Given instruction:
In the lines below, output everything from the first line through the line containing "0.06, 0.05, 0.05, 0.05, 0.04, 0.04, 0.04, 0.04, 0.03, 0.03]" exactly as it is. Pictures are not part of the output.
====================
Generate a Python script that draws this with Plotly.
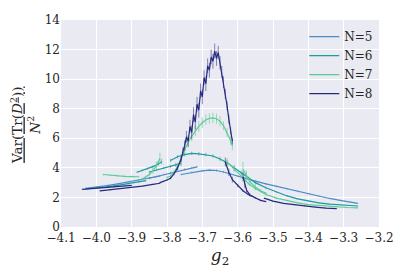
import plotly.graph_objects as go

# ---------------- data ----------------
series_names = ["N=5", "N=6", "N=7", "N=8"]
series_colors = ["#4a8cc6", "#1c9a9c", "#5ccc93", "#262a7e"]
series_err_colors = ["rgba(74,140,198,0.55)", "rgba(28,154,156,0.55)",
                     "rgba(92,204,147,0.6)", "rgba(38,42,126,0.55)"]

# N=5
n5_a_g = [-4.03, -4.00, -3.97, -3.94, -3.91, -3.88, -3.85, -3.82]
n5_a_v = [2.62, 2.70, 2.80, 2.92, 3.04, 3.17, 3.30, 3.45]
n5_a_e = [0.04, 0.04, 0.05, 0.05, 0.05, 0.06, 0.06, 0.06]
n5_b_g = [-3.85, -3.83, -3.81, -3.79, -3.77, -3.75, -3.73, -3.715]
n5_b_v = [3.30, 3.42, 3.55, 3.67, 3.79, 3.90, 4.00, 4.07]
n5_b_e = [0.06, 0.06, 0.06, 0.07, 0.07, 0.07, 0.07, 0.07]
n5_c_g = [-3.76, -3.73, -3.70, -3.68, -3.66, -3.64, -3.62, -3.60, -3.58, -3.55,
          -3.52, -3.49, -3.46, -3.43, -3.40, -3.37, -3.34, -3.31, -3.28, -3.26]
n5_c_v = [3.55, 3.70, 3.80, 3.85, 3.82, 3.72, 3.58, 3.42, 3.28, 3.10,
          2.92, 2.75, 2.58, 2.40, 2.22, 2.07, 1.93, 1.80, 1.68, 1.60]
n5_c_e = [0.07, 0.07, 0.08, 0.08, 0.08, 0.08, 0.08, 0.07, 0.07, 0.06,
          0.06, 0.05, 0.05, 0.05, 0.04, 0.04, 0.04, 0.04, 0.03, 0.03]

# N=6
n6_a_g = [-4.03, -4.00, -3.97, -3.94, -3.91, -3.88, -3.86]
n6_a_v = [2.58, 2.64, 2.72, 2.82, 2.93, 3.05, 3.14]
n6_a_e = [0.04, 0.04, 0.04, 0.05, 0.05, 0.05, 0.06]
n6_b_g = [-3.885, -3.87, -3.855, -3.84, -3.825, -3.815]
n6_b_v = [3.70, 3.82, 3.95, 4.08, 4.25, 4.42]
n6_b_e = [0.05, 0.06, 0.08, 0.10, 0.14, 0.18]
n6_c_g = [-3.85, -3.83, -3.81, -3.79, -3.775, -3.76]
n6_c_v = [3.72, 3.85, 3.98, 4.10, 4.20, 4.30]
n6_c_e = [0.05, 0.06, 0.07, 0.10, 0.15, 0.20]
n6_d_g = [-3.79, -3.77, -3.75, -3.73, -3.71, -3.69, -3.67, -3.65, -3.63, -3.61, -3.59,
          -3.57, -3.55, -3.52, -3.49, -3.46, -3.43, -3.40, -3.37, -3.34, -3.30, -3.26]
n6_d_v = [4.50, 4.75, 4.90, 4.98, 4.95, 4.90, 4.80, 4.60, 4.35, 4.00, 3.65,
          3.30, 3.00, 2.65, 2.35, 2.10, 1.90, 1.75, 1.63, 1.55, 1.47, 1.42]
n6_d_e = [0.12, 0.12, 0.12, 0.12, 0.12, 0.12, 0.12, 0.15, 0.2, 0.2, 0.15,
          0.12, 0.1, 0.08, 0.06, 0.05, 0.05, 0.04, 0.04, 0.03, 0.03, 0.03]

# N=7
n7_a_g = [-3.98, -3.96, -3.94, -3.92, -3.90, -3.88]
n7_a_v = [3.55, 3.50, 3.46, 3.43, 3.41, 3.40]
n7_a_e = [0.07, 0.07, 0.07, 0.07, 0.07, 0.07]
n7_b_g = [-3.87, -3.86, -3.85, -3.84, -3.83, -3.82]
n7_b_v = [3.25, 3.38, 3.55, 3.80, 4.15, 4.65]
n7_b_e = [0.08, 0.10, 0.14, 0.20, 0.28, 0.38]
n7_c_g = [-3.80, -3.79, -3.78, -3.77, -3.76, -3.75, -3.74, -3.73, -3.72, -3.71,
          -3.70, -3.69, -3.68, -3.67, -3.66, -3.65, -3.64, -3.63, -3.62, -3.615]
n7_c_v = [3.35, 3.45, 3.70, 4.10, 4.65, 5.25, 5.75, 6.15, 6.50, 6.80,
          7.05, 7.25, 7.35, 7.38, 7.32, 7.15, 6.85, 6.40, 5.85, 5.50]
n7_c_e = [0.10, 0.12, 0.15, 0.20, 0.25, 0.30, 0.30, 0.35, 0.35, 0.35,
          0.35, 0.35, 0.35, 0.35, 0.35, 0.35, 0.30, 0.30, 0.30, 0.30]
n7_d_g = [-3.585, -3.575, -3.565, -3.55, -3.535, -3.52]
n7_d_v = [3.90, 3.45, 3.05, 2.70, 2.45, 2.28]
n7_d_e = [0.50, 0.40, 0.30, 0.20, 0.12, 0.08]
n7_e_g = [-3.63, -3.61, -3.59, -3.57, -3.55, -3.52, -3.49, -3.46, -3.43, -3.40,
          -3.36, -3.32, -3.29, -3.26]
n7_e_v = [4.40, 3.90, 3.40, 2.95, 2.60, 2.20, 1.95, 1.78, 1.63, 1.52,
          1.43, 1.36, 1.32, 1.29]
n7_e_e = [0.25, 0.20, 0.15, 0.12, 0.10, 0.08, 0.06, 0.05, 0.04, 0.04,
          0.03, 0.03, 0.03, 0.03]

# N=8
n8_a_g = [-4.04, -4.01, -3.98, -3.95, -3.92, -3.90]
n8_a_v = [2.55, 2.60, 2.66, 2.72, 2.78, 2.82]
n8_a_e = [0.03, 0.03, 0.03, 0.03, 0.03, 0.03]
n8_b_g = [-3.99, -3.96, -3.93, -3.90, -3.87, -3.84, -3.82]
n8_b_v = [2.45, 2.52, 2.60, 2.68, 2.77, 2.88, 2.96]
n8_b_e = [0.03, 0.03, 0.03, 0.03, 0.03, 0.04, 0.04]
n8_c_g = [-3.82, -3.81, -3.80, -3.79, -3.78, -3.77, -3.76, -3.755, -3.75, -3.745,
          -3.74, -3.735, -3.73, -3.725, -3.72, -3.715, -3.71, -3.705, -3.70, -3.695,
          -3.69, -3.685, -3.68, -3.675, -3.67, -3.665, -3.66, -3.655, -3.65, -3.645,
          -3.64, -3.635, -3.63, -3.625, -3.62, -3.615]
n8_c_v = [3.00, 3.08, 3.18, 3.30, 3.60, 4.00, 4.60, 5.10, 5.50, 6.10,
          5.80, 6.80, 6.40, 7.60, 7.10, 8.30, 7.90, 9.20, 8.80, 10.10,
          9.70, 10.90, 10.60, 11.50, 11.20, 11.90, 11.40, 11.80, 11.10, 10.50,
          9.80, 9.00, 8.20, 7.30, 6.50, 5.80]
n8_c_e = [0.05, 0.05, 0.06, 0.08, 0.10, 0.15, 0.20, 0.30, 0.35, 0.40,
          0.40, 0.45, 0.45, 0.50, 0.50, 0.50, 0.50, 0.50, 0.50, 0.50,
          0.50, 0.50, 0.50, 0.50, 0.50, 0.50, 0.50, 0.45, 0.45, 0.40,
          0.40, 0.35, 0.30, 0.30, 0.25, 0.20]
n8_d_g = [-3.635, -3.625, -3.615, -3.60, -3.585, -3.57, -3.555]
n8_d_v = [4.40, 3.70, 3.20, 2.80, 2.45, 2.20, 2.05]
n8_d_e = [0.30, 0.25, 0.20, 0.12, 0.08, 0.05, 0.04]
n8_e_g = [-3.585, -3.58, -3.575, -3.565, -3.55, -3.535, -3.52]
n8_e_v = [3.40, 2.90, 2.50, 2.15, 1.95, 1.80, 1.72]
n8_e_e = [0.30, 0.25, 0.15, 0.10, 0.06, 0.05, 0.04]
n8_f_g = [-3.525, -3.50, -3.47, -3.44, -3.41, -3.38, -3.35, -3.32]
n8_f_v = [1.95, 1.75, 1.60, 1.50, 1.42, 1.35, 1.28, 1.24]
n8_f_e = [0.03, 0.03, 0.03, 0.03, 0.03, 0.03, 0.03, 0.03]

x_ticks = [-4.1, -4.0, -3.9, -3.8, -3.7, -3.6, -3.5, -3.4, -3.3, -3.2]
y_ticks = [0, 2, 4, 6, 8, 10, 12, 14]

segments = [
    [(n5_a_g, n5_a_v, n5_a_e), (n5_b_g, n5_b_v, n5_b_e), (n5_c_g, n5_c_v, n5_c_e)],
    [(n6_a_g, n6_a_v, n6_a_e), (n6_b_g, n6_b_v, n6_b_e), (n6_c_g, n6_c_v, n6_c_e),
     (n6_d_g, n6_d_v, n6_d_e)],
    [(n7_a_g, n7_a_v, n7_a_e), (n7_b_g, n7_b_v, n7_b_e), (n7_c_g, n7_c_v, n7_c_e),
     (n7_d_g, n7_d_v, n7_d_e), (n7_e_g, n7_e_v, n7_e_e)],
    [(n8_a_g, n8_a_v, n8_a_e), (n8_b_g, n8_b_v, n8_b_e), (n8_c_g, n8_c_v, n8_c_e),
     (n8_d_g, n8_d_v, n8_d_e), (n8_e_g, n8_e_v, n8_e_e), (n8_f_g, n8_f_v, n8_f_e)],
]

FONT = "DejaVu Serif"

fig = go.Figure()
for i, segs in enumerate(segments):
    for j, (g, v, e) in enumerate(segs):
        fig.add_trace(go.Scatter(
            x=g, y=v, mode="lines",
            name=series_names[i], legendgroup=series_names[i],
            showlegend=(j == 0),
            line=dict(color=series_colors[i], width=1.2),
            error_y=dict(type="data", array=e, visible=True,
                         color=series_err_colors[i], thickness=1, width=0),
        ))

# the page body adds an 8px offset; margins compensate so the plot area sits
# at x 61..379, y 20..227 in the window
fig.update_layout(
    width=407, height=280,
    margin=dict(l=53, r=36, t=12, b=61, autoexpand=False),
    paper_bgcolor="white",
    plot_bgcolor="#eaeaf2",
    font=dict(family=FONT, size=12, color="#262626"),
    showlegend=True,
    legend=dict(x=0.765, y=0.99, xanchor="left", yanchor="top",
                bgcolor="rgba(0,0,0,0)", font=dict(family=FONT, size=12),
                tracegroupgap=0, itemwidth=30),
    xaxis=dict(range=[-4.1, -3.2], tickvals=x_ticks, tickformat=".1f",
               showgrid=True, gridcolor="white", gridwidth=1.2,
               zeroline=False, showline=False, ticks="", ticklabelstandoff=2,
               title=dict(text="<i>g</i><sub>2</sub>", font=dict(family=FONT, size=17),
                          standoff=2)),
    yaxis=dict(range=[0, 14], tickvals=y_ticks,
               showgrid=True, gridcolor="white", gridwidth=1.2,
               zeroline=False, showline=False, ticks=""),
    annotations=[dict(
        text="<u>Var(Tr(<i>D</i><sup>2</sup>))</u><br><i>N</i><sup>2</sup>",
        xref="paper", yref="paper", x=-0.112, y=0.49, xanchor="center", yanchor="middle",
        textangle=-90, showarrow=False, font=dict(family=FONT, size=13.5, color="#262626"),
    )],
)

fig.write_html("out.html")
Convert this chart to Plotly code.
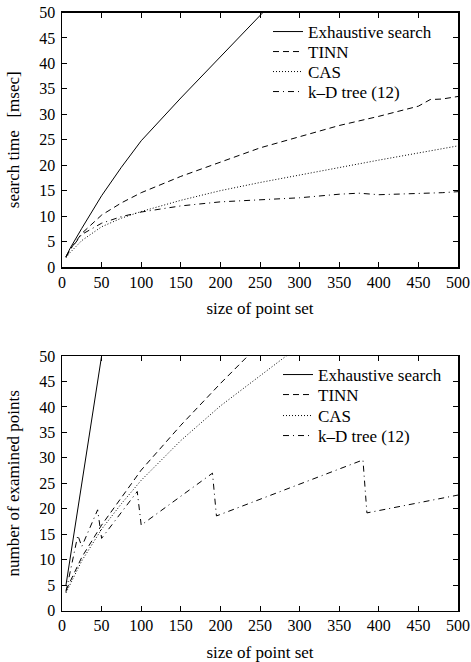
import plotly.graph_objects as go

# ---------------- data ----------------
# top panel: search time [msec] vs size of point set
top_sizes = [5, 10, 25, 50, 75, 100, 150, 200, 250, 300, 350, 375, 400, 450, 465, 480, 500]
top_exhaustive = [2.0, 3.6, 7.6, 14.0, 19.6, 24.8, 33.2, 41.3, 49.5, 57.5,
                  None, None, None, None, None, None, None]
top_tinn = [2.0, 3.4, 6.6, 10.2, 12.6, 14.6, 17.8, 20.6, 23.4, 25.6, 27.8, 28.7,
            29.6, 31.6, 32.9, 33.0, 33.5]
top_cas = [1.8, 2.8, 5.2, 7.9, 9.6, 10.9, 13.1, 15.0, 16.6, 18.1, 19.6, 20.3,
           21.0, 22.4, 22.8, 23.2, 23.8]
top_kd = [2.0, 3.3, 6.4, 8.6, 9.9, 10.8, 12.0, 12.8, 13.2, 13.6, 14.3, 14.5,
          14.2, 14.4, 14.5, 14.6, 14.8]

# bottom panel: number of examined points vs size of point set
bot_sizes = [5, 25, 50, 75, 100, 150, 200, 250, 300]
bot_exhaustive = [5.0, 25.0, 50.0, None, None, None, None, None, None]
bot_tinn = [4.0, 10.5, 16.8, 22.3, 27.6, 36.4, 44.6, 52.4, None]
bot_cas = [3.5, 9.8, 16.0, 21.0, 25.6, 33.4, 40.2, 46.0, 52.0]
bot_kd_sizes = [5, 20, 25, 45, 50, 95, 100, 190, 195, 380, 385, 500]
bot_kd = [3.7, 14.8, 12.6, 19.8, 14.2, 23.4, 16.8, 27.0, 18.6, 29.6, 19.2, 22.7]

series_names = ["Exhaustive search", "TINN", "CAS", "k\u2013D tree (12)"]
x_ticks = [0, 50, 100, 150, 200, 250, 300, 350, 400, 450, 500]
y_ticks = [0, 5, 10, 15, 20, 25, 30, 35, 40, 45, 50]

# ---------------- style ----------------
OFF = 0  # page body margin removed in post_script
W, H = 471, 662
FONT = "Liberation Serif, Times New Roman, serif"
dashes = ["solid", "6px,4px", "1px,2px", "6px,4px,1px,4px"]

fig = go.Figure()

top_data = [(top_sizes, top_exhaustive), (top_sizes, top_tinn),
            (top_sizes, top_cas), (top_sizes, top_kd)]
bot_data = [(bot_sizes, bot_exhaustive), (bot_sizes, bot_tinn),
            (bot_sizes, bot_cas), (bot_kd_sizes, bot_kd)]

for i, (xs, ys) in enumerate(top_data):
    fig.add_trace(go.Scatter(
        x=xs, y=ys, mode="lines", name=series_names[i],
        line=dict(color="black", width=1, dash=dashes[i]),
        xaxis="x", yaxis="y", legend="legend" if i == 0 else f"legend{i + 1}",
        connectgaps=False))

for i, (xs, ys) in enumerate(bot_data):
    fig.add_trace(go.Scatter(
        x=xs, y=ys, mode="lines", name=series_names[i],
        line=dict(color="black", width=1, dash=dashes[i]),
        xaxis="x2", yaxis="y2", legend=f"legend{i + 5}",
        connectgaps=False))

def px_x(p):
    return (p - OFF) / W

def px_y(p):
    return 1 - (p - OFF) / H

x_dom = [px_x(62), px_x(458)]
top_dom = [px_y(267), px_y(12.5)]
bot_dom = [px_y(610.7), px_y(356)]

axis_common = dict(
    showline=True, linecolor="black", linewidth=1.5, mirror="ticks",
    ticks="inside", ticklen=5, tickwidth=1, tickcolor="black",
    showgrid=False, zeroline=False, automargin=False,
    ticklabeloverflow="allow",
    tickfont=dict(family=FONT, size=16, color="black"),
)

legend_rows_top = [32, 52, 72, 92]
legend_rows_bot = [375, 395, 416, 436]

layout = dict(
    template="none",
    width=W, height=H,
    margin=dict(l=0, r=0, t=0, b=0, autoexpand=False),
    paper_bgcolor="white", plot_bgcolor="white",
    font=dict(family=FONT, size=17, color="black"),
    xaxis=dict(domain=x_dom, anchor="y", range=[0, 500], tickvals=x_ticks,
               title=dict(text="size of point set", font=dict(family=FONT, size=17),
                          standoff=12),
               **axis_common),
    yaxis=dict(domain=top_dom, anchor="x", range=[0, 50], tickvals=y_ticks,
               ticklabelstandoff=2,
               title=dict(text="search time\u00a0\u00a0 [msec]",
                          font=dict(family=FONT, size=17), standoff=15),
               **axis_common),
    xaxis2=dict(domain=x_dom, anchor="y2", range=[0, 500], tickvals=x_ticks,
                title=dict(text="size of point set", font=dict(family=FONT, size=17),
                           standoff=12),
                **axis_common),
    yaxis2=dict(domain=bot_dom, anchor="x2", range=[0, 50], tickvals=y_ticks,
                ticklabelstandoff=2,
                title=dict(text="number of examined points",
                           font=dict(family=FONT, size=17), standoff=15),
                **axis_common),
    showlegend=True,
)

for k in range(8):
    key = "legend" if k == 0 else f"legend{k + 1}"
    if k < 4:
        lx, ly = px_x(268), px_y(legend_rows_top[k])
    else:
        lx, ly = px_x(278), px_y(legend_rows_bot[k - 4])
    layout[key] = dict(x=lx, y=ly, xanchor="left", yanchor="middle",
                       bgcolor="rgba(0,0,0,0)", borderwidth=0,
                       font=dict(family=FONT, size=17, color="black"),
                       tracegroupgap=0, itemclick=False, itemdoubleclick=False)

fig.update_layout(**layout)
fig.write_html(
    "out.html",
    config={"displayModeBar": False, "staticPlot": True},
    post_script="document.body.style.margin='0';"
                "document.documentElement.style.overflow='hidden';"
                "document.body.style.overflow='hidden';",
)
====================
Solution for this exercise:
Generate a Python script that draws this with Plotly.
import plotly.graph_objects as go

# ---------------- data ----------------
series_names = ["N=5", "N=6", "N=7", "N=8"]
series_colors = ["#4a8cc6", "#1c9a9c", "#5ccc93", "#262a7e"]
series_err_colors = ["rgba(74,140,198,0.55)", "rgba(28,154,156,0.55)",
                     "rgba(92,204,147,0.6)", "rgba(38,42,126,0.55)"]

# N=5
n5_a_g = [-4.03, -4.00, -3.97, -3.94, -3.91, -3.88, -3.85, -3.82]
n5_a_v = [2.62, 2.70, 2.80, 2.92, 3.04, 3.17, 3.30, 3.45]
n5_a_e = [0.04, 0.04, 0.05, 0.05, 0.05, 0.06, 0.06, 0.06]
n5_b_g = [-3.85, -3.83, -3.81, -3.79, -3.77, -3.75, -3.73, -3.715]
n5_b_v = [3.30, 3.42, 3.55, 3.67, 3.79, 3.90, 4.00, 4.07]
n5_b_e = [0.06, 0.06, 0.06, 0.07, 0.07, 0.07, 0.07, 0.07]
n5_c_g = [-3.76, -3.73, -3.70, -3.68, -3.66, -3.64, -3.62, -3.60, -3.58, -3.55,
          -3.52, -3.49, -3.46, -3.43, -3.40, -3.37, -3.34, -3.31, -3.28, -3.26]
n5_c_v = [3.55, 3.70, 3.80, 3.85, 3.82, 3.72, 3.58, 3.42, 3.28, 3.10,
          2.92, 2.75, 2.58, 2.40, 2.22, 2.07, 1.93, 1.80, 1.68, 1.60]
n5_c_e = [0.07, 0.07, 0.08, 0.08, 0.08, 0.08, 0.08, 0.07, 0.07, 0.06,
          0.06, 0.05, 0.05, 0.05, 0.04, 0.04, 0.04, 0.04, 0.03, 0.03]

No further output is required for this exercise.